Este tipo de espiritualidades complican las situaciones de dolor, confunden aún más a la ya de por sí confundida persona, porque el mal se ve como un acto de venganza de Dios, como un cobro… o se instala un tipo de ateísmo ¿Por qué a mí, a nosotros?... ¿que hice para merecer esto? ¿Dios no me ha escuchado?... ¿Dios no existe, porque el mal es más evidente que el bien? Existe una gran contradicción en el hecho de que la religión se haya constituido en muchos casos, en épocas históricas bien definidas, gracias a este tipo de ideas en una fuente de sufrimiento, de violencia, cuando en esencia el sentido de su existencia tiene que ver con la práctica de la caridad y la misericordia, en ser fuente de perdón, esperanza y consuelo.

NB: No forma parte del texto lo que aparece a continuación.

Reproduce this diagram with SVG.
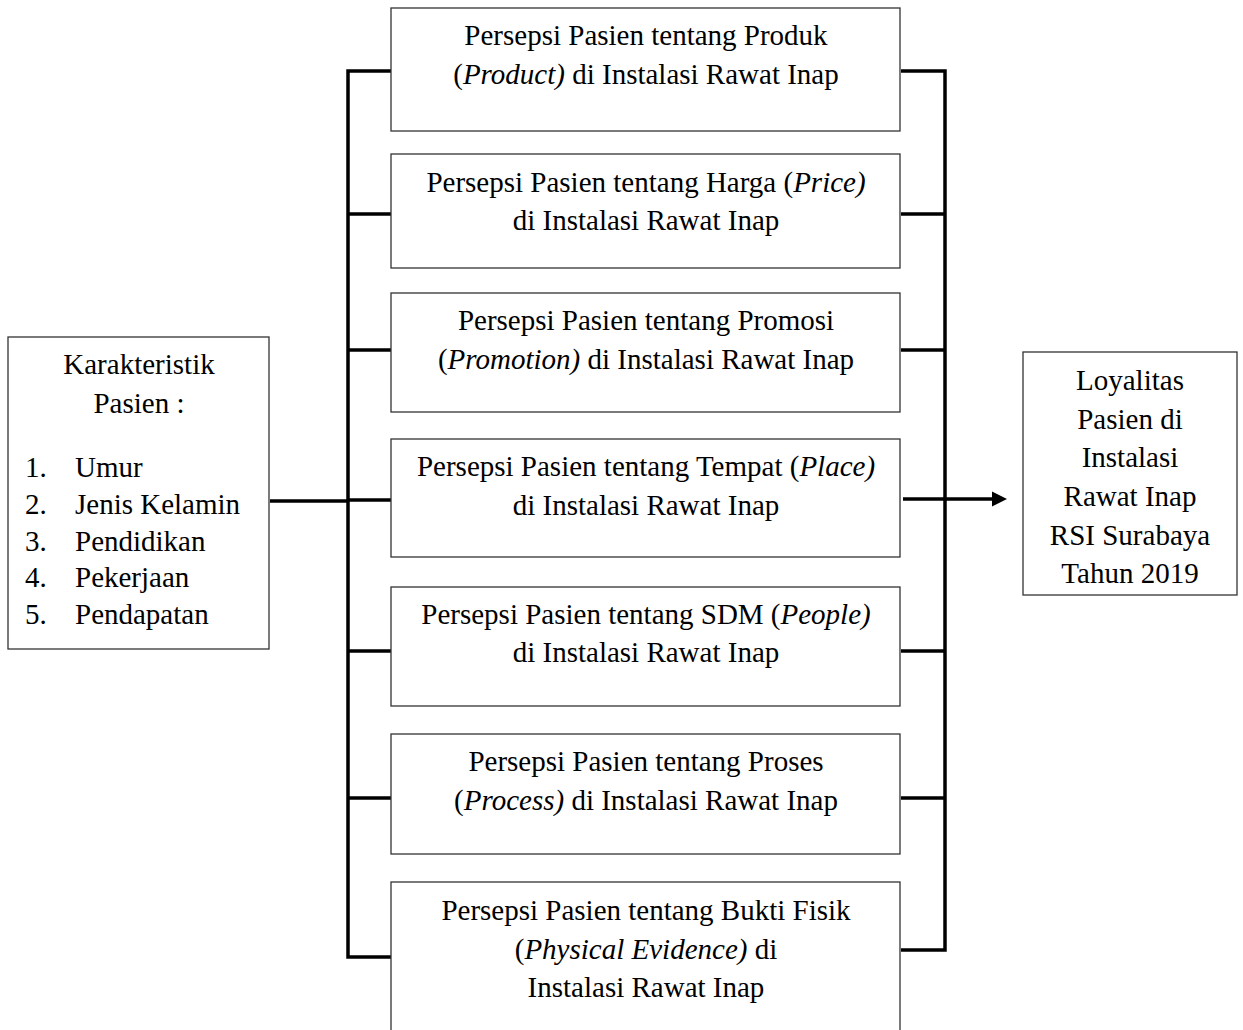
<svg xmlns="http://www.w3.org/2000/svg" width="1243" height="1030" viewBox="0 0 1243 1030">
<style>
  .box { fill: #ffffff; stroke: #333333; stroke-width: 1.3; }
  .t { font-family: "Liberation Serif", "Times New Roman", serif; font-size: 29px; fill: #000000; }
  .c { text-anchor: middle; }
  .i { font-style: italic; }
  .ln { stroke: #000000; stroke-width: 3.5; fill: none; }
  .head { fill: #000000; }
</style>

<g id="connectors">
  <line class="ln" x1="270" y1="501" x2="348" y2="501"/>
  <polyline class="ln" points="392,71 348,71 348,957 392,957"/>
  <line class="ln" x1="348" y1="214" x2="392" y2="214"/>
  <line class="ln" x1="348" y1="350" x2="392" y2="350"/>
  <line class="ln" x1="348" y1="500" x2="392" y2="500"/>
  <line class="ln" x1="348" y1="651" x2="392" y2="651"/>
  <line class="ln" x1="348" y1="798" x2="392" y2="798"/>
  <polyline class="ln" points="901,71 945,71 945,950 901,950"/>
  <line class="ln" x1="901" y1="214" x2="945" y2="214"/>
  <line class="ln" x1="901" y1="350" x2="945" y2="350"/>
  <line class="ln" x1="901" y1="651" x2="945" y2="651"/>
  <line class="ln" x1="901" y1="798" x2="945" y2="798"/>
  <line class="ln" x1="903" y1="499" x2="994" y2="499"/>
  <polygon class="head" points="992,491.5 1007,499 992,506.5"/>
</g>

<g id="karakteristik">
  <rect class="box" x="8" y="337" width="261" height="312"/>
  <text class="t c" x="139" y="374">Karakteristik</text>
  <text class="t c" x="139" y="413">Pasien :</text>
  <text class="t" x="25" y="477">1.</text><text class="t" x="75" y="477">Umur</text>
  <text class="t" x="25" y="514">2.</text><text class="t" x="75" y="514">Jenis Kelamin</text>
  <text class="t" x="25" y="551">3.</text><text class="t" x="75" y="551">Pendidikan</text>
  <text class="t" x="25" y="587">4.</text><text class="t" x="75" y="587">Pekerjaan</text>
  <text class="t" x="25" y="624">5.</text><text class="t" x="75" y="624">Pendapatan</text>
</g>

<g id="produk">
  <rect class="box" x="391" y="8" width="509" height="123"/>
  <text class="t c" x="646" y="45">Persepsi Pasien tentang Produk</text>
  <text class="t c" x="646" y="84">(<tspan class="i">Product)</tspan> di Instalasi Rawat Inap</text>
</g>

<g id="harga">
  <rect class="box" x="391" y="154" width="509" height="114"/>
  <text class="t c" x="646" y="192">Persepsi Pasien tentang Harga (<tspan class="i">Price)</tspan></text>
  <text class="t c" x="646" y="230">di Instalasi Rawat Inap</text>
</g>

<g id="promosi">
  <rect class="box" x="391" y="293" width="509" height="119"/>
  <text class="t c" x="646" y="330">Persepsi Pasien tentang Promosi</text>
  <text class="t c" x="646" y="369">(<tspan class="i">Promotion)</tspan> di Instalasi Rawat Inap</text>
</g>

<g id="tempat">
  <rect class="box" x="391" y="439" width="509" height="118"/>
  <text class="t c" x="646" y="476">Persepsi Pasien tentang Tempat (<tspan class="i">Place)</tspan></text>
  <text class="t c" x="646" y="515">di Instalasi Rawat Inap</text>
</g>

<g id="sdm">
  <rect class="box" x="391" y="587" width="509" height="119"/>
  <text class="t c" x="646" y="624">Persepsi Pasien tentang SDM (<tspan class="i">People)</tspan></text>
  <text class="t c" x="646" y="662">di Instalasi Rawat Inap</text>
</g>

<g id="proses">
  <rect class="box" x="391" y="734" width="509" height="120"/>
  <text class="t c" x="646" y="771">Persepsi Pasien tentang Proses</text>
  <text class="t c" x="646" y="810">(<tspan class="i">Process)</tspan> di Instalasi Rawat Inap</text>
</g>

<g id="bukti-fisik">
  <rect class="box" x="391" y="882" width="509" height="160"/>
  <text class="t c" x="646" y="920">Persepsi Pasien tentang Bukti Fisik</text>
  <text class="t c" x="646" y="959">(<tspan class="i">Physical Evidence)</tspan> di</text>
  <text class="t c" x="646" y="997">Instalasi Rawat Inap</text>
</g>

<g id="loyalitas">
  <rect class="box" x="1023" y="352" width="214" height="243"/>
  <text class="t c" x="1130" y="390">Loyalitas</text>
  <text class="t c" x="1130" y="429">Pasien di</text>
  <text class="t c" x="1130" y="467">Instalasi</text>
  <text class="t c" x="1130" y="506">Rawat Inap</text>
  <text class="t c" x="1130" y="545">RSI Surabaya</text>
  <text class="t c" x="1130" y="583">Tahun 2019</text>
</g>
</svg>
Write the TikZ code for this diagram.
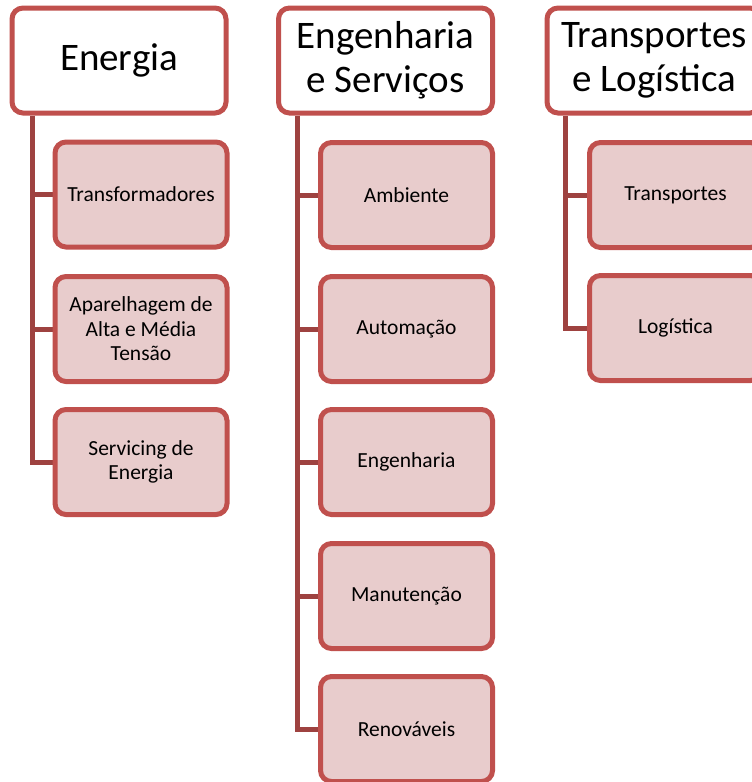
\documentclass[tikz,border=0pt]{standalone}
\usepackage{fontspec}
\setmainfont{Carlito}
\usetikzlibrary{backgrounds}
\definecolor{boxline}{RGB}{192,80,77}
\definecolor{spineline}{RGB}{158,66,64}
\definecolor{boxfill}{RGB}{232,204,204}
\tikzset{
  header/.style={draw=boxline, line width=5pt, fill=white, rounded corners=11pt,
    minimum width=214pt, minimum height=105pt, align=center, inner sep=0pt,
    font=\fontsize{39}{44}\selectfont},
  item/.style={draw=boxline, line width=5pt, fill=boxfill, rounded corners=11pt,
    minimum width=172pt, minimum height=105pt, align=center, inner sep=0pt,
    font=\fontsize{21.5}{24.5}\selectfont},
  spine/.style={draw=spineline, line width=5pt}
}
\begin{document}
\begin{tikzpicture}[x=1pt,y=-1pt]
\useasboundingbox (0,0) rectangle (752,782);

% Energia
\node[header] (h1) at (119,60.5) {Energia};
\node[item] (e1) at (141,194.5) {Transformadores};
\node[item] (e2) at (141,329) {Aparelhagem de\\Alta e Média\\Tensão};
\node[item] (e3) at (141,462) {Servicing de\\Energia};

% Engenharia e Serviços
\node[header] (h2) at (385.5,60.5) {Engenharia\\e Serviços};
\node[item] (s1) at (406.5,195) {Ambiente};
\node[item] (s2) at (406.5,329) {Automação};
\node[item] (s3) at (406.5,462) {Engenharia};
\node[item] (s4) at (406.5,596) {Manutenção};
\node[item] (s5) at (406.5,729) {Renováveis};

% Transportes e Logística
\node[header] (h3) at (654,60.5) {Transportes\\e Logística};
\node[item] (t1) at (675.5,195) {Transportes};
\node[item] (t2) at (675.5,328) {Logística};

\begin{scope}[on background layer]
  % spines with branches
  \coordinate (a1) at ([xshift=23pt]h1.south west);
  \draw[spine] (a1) |- (e3.west);
  \draw[spine] (a1 |- e1.west) -- (e1.west);
  \draw[spine] (a1 |- e2.west) -- (e2.west);

  \coordinate (a2) at ([xshift=21pt]h2.south west);
  \draw[spine] (a2) |- (s5.west);
  \draw[spine] (a2 |- s1.west) -- (s1.west);
  \draw[spine] (a2 |- s2.west) -- (s2.west);
  \draw[spine] (a2 |- s3.west) -- (s3.west);
  \draw[spine] (a2 |- s4.west) -- (s4.west);

  \coordinate (a3) at ([xshift=21pt]h3.south west);
  \draw[spine] (a3) |- (t2.west);
  \draw[spine] (a3 |- t1.west) -- (t1.west);
\end{scope}
\end{tikzpicture}
\end{document}
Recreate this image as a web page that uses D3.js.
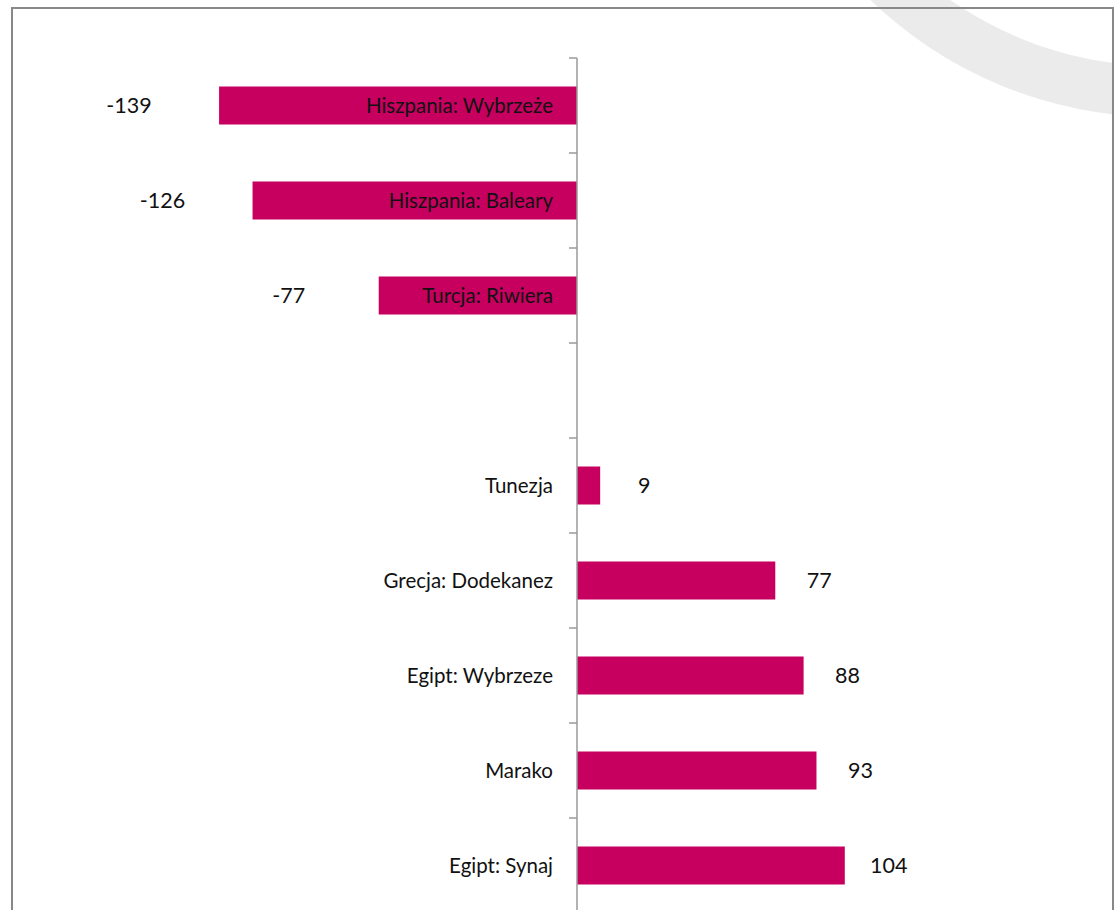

La espiritualidad bien fundamentada en la experiencia del amor y la misericordia favorece que se pueda descubrir un sentido a los acontecimientos dolorosos. En este sentido, las emociones desbordadas por el dolor de la pérdida tienen en la espiritualidad un recurso que, con el debido proceso y tiempo, podrán resignificar de forma creativa y trascendente el dolor y el sufrimiento. La mera razón podría tener respuestas lógicas y racionales, puede entender el conjunto de sucesos que desencadenan un acontecimiento mayor; en acontecimientos de gran impacto, en eventos traumáticos, las emociones van más allá de lo que la razón puede decir, se requiere de la espiritualidad, como un elemento integrador de la complejidad humana.



Cuando hablamos de emociones, del significado de los acontecimientos connaturales a la condición humana; hablamos de la subjetividad, de una construcción estrictamente individual, que, si bien al estar compartiendo la misma base temporal y cultural se pueden encontrar elementos compartidos, pero significados por esa misma subjetividad individual, lo que los hace en esencia diferentes.



Ante el comentario de un voluntario a su paciente: “no entiendo por qué no me entiendes lo que debes hacer…para sentirte mejor”; podríamos responder: “no entiendo por qué no entiendes que somos diferentes”… Esto es porque existe la tendencia a quitarle al otro la responsabilidad, a anular al que sufre. El otro siempre es una fuente de misericordia y misterio; respetemos el misterio y demos misericordia.